Some of Young’s later work still incorporates his orb motifs, but they are folded in more varied compositions with striations of color evoking horizons and landscape features. Young’s application of overlapping color takes on a Pointillist appearance, in the words of Dexter Wimberly, curator of Young’s 2017 solo exhibition at the American University Museum. Much of Young’s later paintings were rendered on 22 x 30 inch paper to experiment with motifs and color. These works also referenced personal biographical details about Young. Says Adams, “Sun Ra Dance (2000) connects the jazz composer and performer Sun Ra to Young’s love of jazz, which dated from his student days in Louisville, while Blue Nile River is a clear reference to a trip Young took to Egypt for his work at the Smithsonian.”

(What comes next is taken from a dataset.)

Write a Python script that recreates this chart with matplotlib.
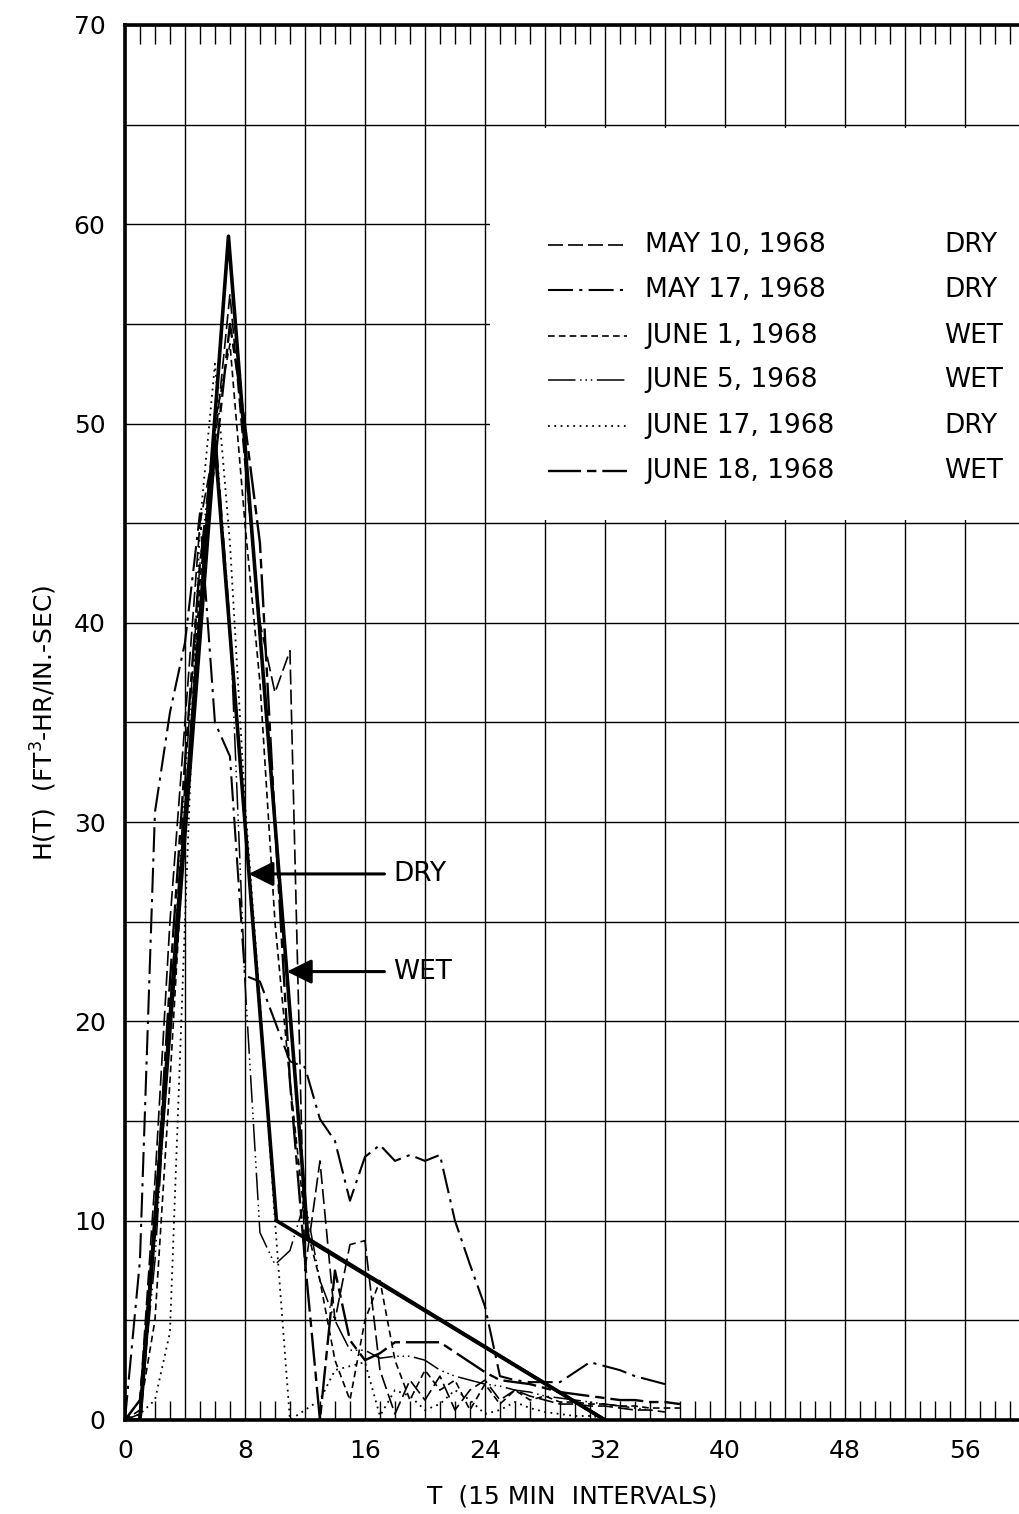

Young currently has a piece, Red Dance (1970) in the permanent collection of the newly renovated East Building of the National Gallery of Art. The painting first gained attention when it was featured in “Black Art in America,” a 1970 feature written by Barbara Rose for Art in America. The article paired Young’s work with that of other young African American artists whom she deemed to show “special promise.”
Prompted by Young’s recent exhibition success, The Washington City Paper published an article by Kriston Capps, “Late Artist Kenneth Young is Finally Getting His Due” (June 2, 2017), highlighting the life of the enigmatic artist. With Young’s career as an artist experiencing a recent resurgence, Bethesda Fine Art is delighted to offer Young and his work a renewed platform.